The C40 still shines in some areas
Buyers who put a premium on design, standard all-wheel drive, quick charging times, comfort, and outright power could overlook the C40’s faults. And all it may take is a look. The C40’s fastback design, high waist and gently square-off front fascia make it a beauty on the outside, and handsome, minimalistic styling in the cabin furthers its attractiveness.
The C40 also provides plenty of umph with dual electric motors delivering 402 horsepower, 486 pound-feet of torque and a 0-60 time of 4.5 seconds, the latter making the Volvo quicker than the Model Y Long Range and the price-equivalent Ford Mach-E. Edmunds adds the C40 is “fun to whip around” with notable finesse, yet, it’s still “effortless to drive at any speed” with respectable body control.
The C40 Recharge will also recharge its 75-kWh battery from zero to 80 percent in under 40 minutes, which is competitive for its segment.
Edmunds also commended the C40 for its Google-driven infotainment system—though it did point out some gripes with the functionality—the spacious feel of its interior despite its small dimensions and the use of sustainable materials in the cabin, including its faux leather upholstery.

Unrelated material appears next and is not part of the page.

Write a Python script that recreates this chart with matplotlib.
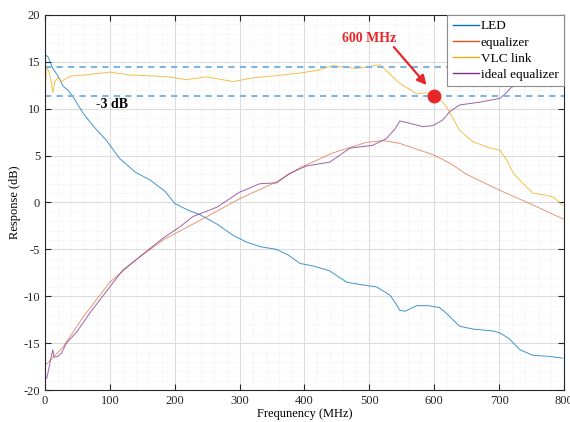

The C40 is also fitted with a suite of active safety features with Volvo’s Pilot Assist semi-autonomous driving system.
Still, Edmunds noted some other gripes with the C40. The sloping roofline cuts down on rear passenger space and the cargo area, hurting its pragmatism, the rear view camera’s feed is partially blocked by bodywork, and it’s not a value proposition. The publication states the C40 doesn’t come any cheaper than the Model Y or Mach-E despite delivering less driving range.
Volvo has also been a bit of the left-field choice in the segments in which it competes, and that hasn’t necessarily held the brand back, so it remains to be seen if the C40’s blemishes will truly make it a “tough sell.”